The Wreck of the John B.


William Dietz, KP News

Sunken vessels have a romantic quality, and are often fun to look at, unless you happen to run into one of them while you’re water skiing! And that’s what Key Peninsula resident Bill Trandum worries might happen to a wreck which he nicknamed the sloop John B, after the boat in the popular Beach Boys song. But the real name of this vessel remains unknown for the moment, although that could change if the object that the State Department of Natural Resources as “Derelict Vessel KP04-008” is ever raised. A possibility that Trandum and other local residents would welcome, but might not be so positive for the sail boat’s owner, who in words of Sarah Wilson, Derelict Vessel Removal Program Manager, would be “…liable for all costs.”

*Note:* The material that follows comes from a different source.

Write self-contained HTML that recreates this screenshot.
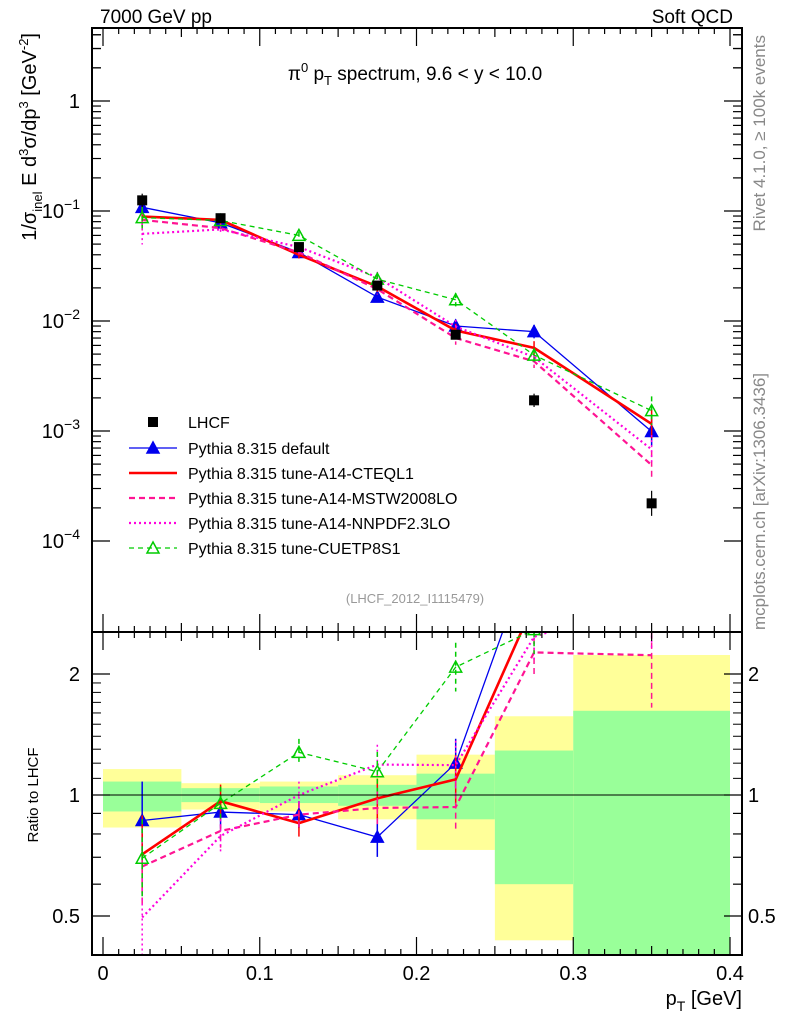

Although there isn’t any proof as yet, locals like Trandum believe that the John B. could be the same 50-foot concrete boat that spent approximately two years anchored off Dutcher Cove before coming loose in a storm, and washing ashore back in 2002. When last seen the sail boat was beached on its side, but mysteriously disappeared one night, never to be seen again. Unless, as Trandum and others suspect, this is the same vessel that lays in about 30-feet of water about 500 yards West Southwest off the entrance to Dutcher Cove. The John B’s superstructure and rail are visible at a minus-three tide, and judging from the sheen that can be seen in water above it, is leaking some sort of petroleum product.

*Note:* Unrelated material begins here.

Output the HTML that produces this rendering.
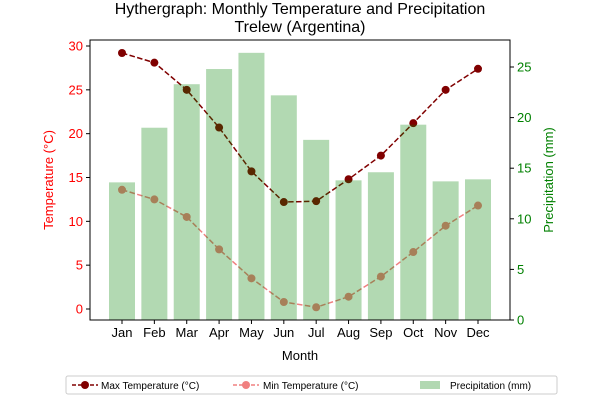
<!DOCTYPE html>
<html><head><meta charset="utf-8"><style>
body{margin:0;background:#fff;}
svg text{font-family:"Liberation Sans","DejaVu Sans",sans-serif;}
</style></head><body>
<svg id="chart" width="600" height="400" xmlns="http://www.w3.org/2000/svg">
<rect width="600" height="400" fill="#fff"/>
<text x="300" y="14" text-anchor="middle" font-size="16">Hythergraph: Monthly Temperature and Precipitation</text>
<text x="300" y="32" text-anchor="middle" font-size="16">Trelew (Argentina)</text>
<g id="lines"></g><g id="bars"></g><g id="axes"></g>
<text x="300" y="360" text-anchor="middle" font-size="13">Month</text>
<text transform="translate(53,180) rotate(-90)" text-anchor="middle" font-size="13" fill="red">Temperature (°C)</text>
<text transform="translate(553,180) rotate(-90)" text-anchor="middle" font-size="13" fill="green">Precipitation (mm)</text>
<g>
<rect x="66" y="376" width="491" height="18" fill="#fff" stroke="#ccc" rx="2"/>
<g><line x1="72" y1="385" x2="98" y2="385" stroke="#800000" stroke-dasharray="4,2" stroke-width="1.5"/><circle cx="85" cy="385" r="4" fill="#800000"/><text x="101" y="389" font-size="10">Max Temperature (°C)</text></g>
<g><line x1="233" y1="385" x2="259" y2="385" stroke="#f08080" stroke-dasharray="4,2" stroke-width="1.5"/><circle cx="246" cy="385" r="4" fill="#f08080"/><text x="263" y="389" font-size="10">Min Temperature (°C)</text></g>
<g><rect x="420" y="381" width="20" height="8" fill="#b2d8b2"/><text x="450" y="389" font-size="10">Precipitation (mm)</text></g>
</g>
</svg>
<script>
const months=["Jan","Feb","Mar","Apr","May","Jun","Jul","Aug","Sep","Oct","Nov","Dec"];
const maxTemp=[29.2,28.1,25.0,20.7,15.7,12.2,12.3,14.8,17.5,21.2,25.0,27.4];
const minTemp=[13.6,12.5,10.5,6.8,3.5,0.8,0.2,1.4,3.7,6.5,9.5,11.8];
const precip=[13.6,19.0,23.3,24.8,26.4,22.2,17.8,13.8,14.6,19.3,13.7,13.9];
const tempTicks=[0,5,10,15,20,25,30];
const precipTicks=[0,5,10,15,20,25];
const NS="http://www.w3.org/2000/svg";
const L=90,R=510,T=40,B=320;
const xs=i=>122+i*(478-122)/11;
const yT=v=>309-v*(309-46)/30;
const yP=v=>320-v*(320-67)/25;
function mk(tag,attrs,parent){const e=document.createElementNS(NS,tag);for(const k in attrs)e.setAttribute(k,attrs[k]);document.getElementById(parent).appendChild(e);return e;}
function series(vals,color,name){
 const p=mk('polyline',{points:vals.map((v,i)=>xs(i)+','+yT(v)).join(' '),fill:'none',stroke:color,'stroke-width':1.5,'stroke-dasharray':'5.5,2.4'},'lines');
 
 
 vals.forEach((v,i)=>{const c=mk('circle',{cx:xs(i),cy:yT(v),r:4,fill:color},'lines');
 
 });
}
series(maxTemp,'#800000','max-temp');
series(minTemp,'#f08080','min-temp');
precip.forEach((v,i)=>{const r=mk('rect',{x:xs(i)-13,y:yP(v),width:26,height:yP(0)-yP(v),fill:'green','fill-opacity':0.3},'bars');

});
const fr=mk('rect',{x:L,y:T,width:R-L,height:B-T,fill:'none',stroke:'#000','stroke-width':1},'axes');


tempTicks.forEach(v=>{const y=yT(v);mk('line',{x1:L-4,x2:L,y1:y,y2:y,stroke:'#000'},'axes');
 const t=mk('text',{x:L-7,y:y+4.5,'text-anchor':'end','font-size':13,fill:'red'},'axes');t.textContent=v;
 
 });
precipTicks.forEach(v=>{const y=yP(v);mk('line',{x1:R,x2:R+4,y1:y,y2:y,stroke:'#000'},'axes');
 const t=mk('text',{x:R+7,y:y+4.5,'font-size':13,fill:'green'},'axes');t.textContent=v;
 
 });
months.forEach((m,i)=>{mk('line',{x1:xs(i),x2:xs(i),y1:B,y2:B+4,stroke:'#000'},'axes');
 const t=mk('text',{x:xs(i),y:B+17,'text-anchor':'middle','font-size':13},'axes');t.textContent=m;
 
 });
</script>
</body></html>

“You can’t see it unless there’s a minus-three tide,” Trandum says. “Sooner or later it’s going to snag the lower unit of an outboard motor and could jerk the transom right out of the boat.”

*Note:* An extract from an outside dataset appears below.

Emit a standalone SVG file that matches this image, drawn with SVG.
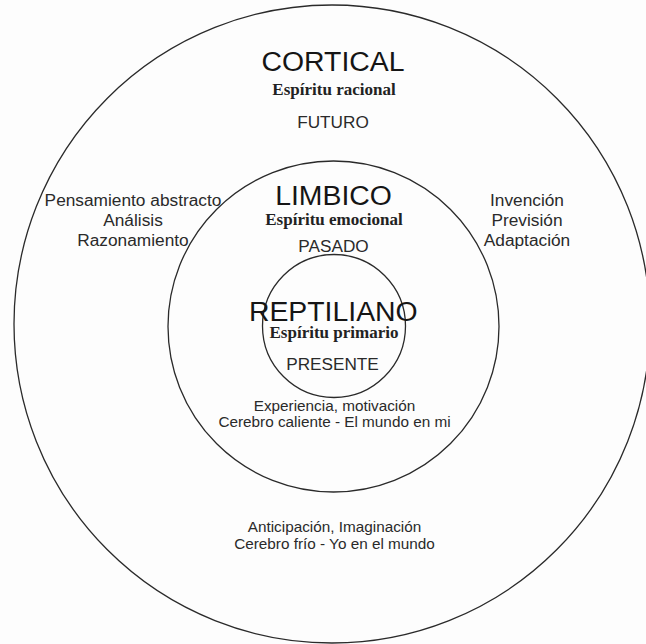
<svg xmlns="http://www.w3.org/2000/svg" width="646" height="644" viewBox="0 0 646 644">
<style>
.ring{fill:none;stroke:#2a2a2a;stroke-width:1.3}
.title{font-family:"Liberation Sans",Arial,sans-serif;font-size:28.4px;fill:#151515;text-anchor:middle}
.spirit{font-family:"Liberation Serif","Times New Roman",serif;font-weight:bold;font-size:17px;fill:#222;text-anchor:middle}
.time{font-family:"Liberation Sans",Arial,sans-serif;font-size:17.2px;fill:#2a2a2a;text-anchor:middle}
.side{font-family:"Liberation Sans",Arial,sans-serif;font-size:17.3px;fill:#2a2a2a;text-anchor:middle}
.small{font-family:"Liberation Sans",Arial,sans-serif;font-size:15.3px;fill:#2a2a2a;text-anchor:middle}
</style>
<rect width="646" height="644" fill="#fdfdfd"/>
<g id="cortical">
  <ellipse class="ring" cx="332" cy="324" rx="318" ry="319"/>
  <text class="title" x="333" y="71">CORTICAL</text>
  <text class="spirit" x="334" y="95">Espíritu racional</text>
  <text class="time" x="333" y="127.5">FUTURO</text>
  <text class="side" x="133" y="206">Pensamiento abstracto</text>
  <text class="side" x="133" y="226">Análisis</text>
  <text class="side" x="133" y="246">Razonamiento</text>
  <text class="side" x="527" y="206">Invención</text>
  <text class="side" x="527" y="226">Previsión</text>
  <text class="side" x="527" y="246">Adaptación</text>
  <text class="small" x="334.5" y="532">Anticipación, Imaginación</text>
  <text class="small" x="334.5" y="549">Cerebro frío - Yo en el mundo</text>
</g>
<g id="limbico">
  <circle class="ring" cx="333.5" cy="326.5" r="165.5"/>
  <text class="title" x="333.5" y="205">LIMBICO</text>
  <text class="spirit" x="334" y="225">Espíritu emocional</text>
  <text class="time" x="333.5" y="252">PASADO</text>
  <text class="small" x="334.5" y="411">Experiencia, motivación</text>
  <text class="small" x="334.5" y="427">Cerebro caliente - El mundo en mi</text>
</g>
<g id="reptiliano">
  <circle class="ring" cx="334" cy="326" r="71.5"/>
  <text class="title" x="333.3" y="320.7">REPTILIANO</text>
  <text class="spirit" x="334" y="338">Espíritu primario</text>
  <text class="time" x="332.5" y="370">PRESENTE</text>
</g>
</svg>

Trandum took pictures and sent them along to Wilson. That’s why the State raised the object known as KP04-008 to what they call “priority 2B.” Govspeak for “let’s do this soon.” The problem is money. Wilson put it this way. “When DNR acts as an authorized public entity for a vessel removal we use two pots of money— Seventy-five percent of the money comes from Derelict Vessel Removal Account funds, which result from vessel registration fees, while the other 25% comes from the government agency that is acting as the authorized public entity for the removal… Right now it’s the next one we plan to move. The work would most likely be carried out towards the end of this year, or next summer, depending on how much money we have in the matching account.”

So, if the owner of the Sloop John B is reading this, he or she might want to consider raising hull KP04-008 themselves. There may be evidence aboard, the kind that could lead back to them, and Wilson says that if the Sate carries out the work the total bill will run from $60,000 to $80,000.